London, June 22 (IANS) Cherie Blair, wife of former British prime minister Tony Blair, is at the centre of a controversy involving an alleged cover-up by a judicial body of her actions as a judicial servant in a court case.
The Office of Judicial Complaints (OJC), which probes complaints against judges, had launched an investigation into a case Cherie Booth, as she was professionally known, handled in which she reportedly decided to hand down a lenient sentence to a convicted person on the grounds that he was ‘religious’.
The complaining body, the National Secular Society (NSS), argued that a person’s religious conviction should not be used as a mitigating factor during sentencing.
According to the case records, Cherie, who is a Queen’s Counsel, was sitting as a recorder in London’s Inner Crown Court and sentencing Shamso Miah, who had fractured a man’s jaw in a fight. In her summation, Cherie explained that she was giving Miah a two-year suspended sentence instead of a six-month jail term because he was ‘a religious person’ who had not been in trouble before.
On June 10, the OJC said in a release that an investigation by the Lord Chancellor and Lord Chief Justice had concluded that Cherie’s ‘observations did not constitute judicial misconduct’ and that ‘no disciplinary action’ was necessary.
However, The Independent newspaper got hold of another letter to the NSS by an OJC caseworker who claimed that the complaint had in fact been ‘partially substantiated’ and that, while no disciplinary action was needed, Cherie would receive ‘informal advice from a senior judge’.
The newspaper published a key paragraph that was not included in the statement released to the public: ‘The Lord Chancellor and Lord Chief Justice have expressed some concern about the impact Recorder Booth [sic] comments may have had on the public perception of the judiciary and the sentencing process.
‘All judges must, of course, be very mindful of how they express themselves when dealing with sensitive issues of equality and diversity so as not to create the impression that some individuals can expect more leniency than others.’
NSS executive director Keith Porteous Wood has now accused the OJC of deliberately burying the full details of the investigation.
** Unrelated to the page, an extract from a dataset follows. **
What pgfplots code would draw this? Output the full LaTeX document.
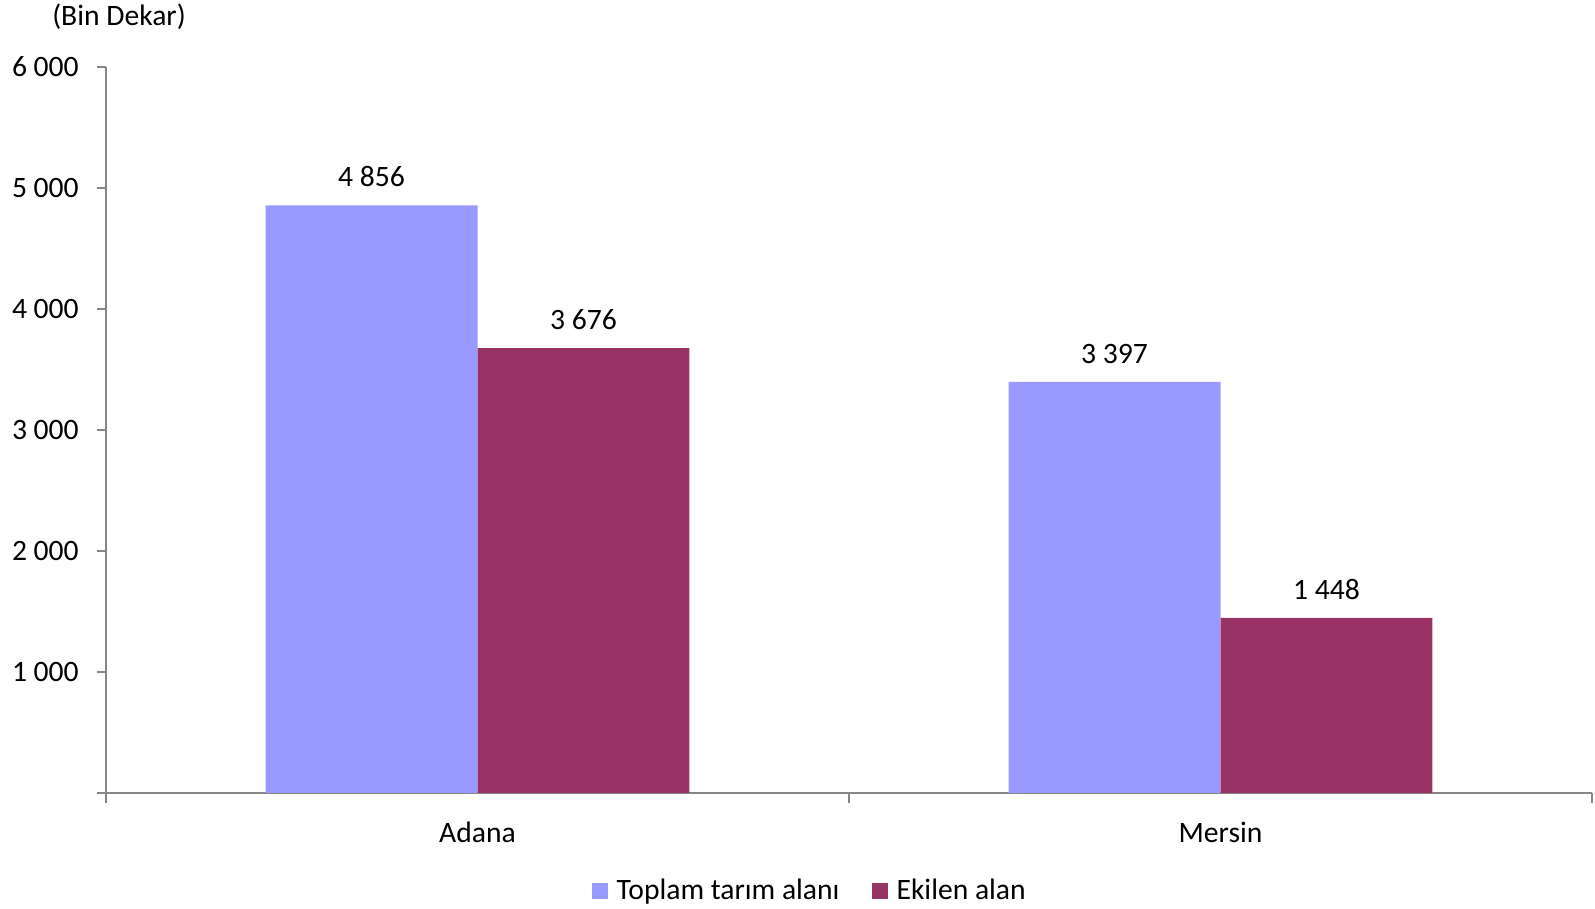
\documentclass[border=0pt]{standalone}
\usepackage{pgfplots}
\pgfplotsset{compat=1.18}
\usepackage{fontspec}
\setmainfont{Carlito}
\definecolor{cLight}{HTML}{9999FF}
\definecolor{cDark}{HTML}{993366}
\definecolor{cAxis}{HTML}{868686}
\newcommand{\chartfont}{\fontsize{14.8pt}{17pt}\selectfont}
\begin{document}
\chartfont
\begin{tikzpicture}
\useasboundingbox (0,0) rectangle (797.5pt,454.5pt);
\begin{axis}[
  at={(53pt,58pt)}, anchor=south west,
  scale only axis, width=743pt, height=363pt,
  xmin=-0.5, xmax=1.5, ymin=0, ymax=6000,
  axis x line*=bottom, axis y line*=left,
  axis line style={cAxis, line width=0.75pt, -},
  every tick/.style={cAxis, line width=0.75pt},
  tick align=outside,
  major tick length=4.5pt, minor tick length=5pt,
  xtick={0,1}, xticklabels={Adana,Mersin},
  major x tick style={draw=none},
  minor xtick={-0.5,0.5,1.5},
  ytick={0,1000,2000,3000,4000,5000,6000},
  yticklabels={{},{1 000},{2 000},{3 000},{4 000},{5 000},{6 000}},
  /pgf/number format/assume math mode=true,
  /pgf/number format/1000 sep={\ },
  tick label style={font=\chartfont, text=black},
  yticklabel style={xshift=-4pt},
  xticklabel style={yshift=-5pt},
  ybar, bar width=0.2853,
  nodes near coords,
  every node near coord/.append style={font=\chartfont, text=black, yshift=4pt},
  legend columns=2,
  legend style={at={(0.3225,-0.135)}, anchor=west, draw=none, fill=none,
    font=\chartfont,
    /tikz/every even column/.append style={column sep=14pt}},
  legend image code/.code={\path[#1,draw=none] (0pt,-4pt) rectangle (8pt,4pt); \path (10.5pt,0pt);},
  clip=false,
]
\addplot[fill=cLight, draw=none, bar shift=-0.14265] coordinates {(0,4856) (1,3397)};
\addplot[fill=cDark, draw=none, bar shift=0.14265] coordinates {(0,3676) (1,1448)};
\legend{Toplam tarım alanı, Ekilen alan}
\end{axis}
\node at (59.5pt,446pt) {(Bin Dekar)};
\end{tikzpicture}
\end{document}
‘This has the feeling of a cover-up. Why did the OJC put out such a partial and misleading statement about this case? Why didn’t it make clear that there were concerns about Recorder Booth’s comments? Then it tried to silence the complainants by heading its letter to the NSS as ‘Restricted’ – not to be copied to a wider audience.’
An OJC spokesperson said the Lord Chancellor and Lord Chief Justice are able to give formal advice to any judicial office holder if they consider it appropriate.
‘Such advice is not a formal sanction and does not constitute disciplinary action and, as a matter of course, when advice is given it is not made public.’
The OJC declined to release the papers of the investigation into Cherie for public scrutiny, saying they were covered by the Data Protection Act.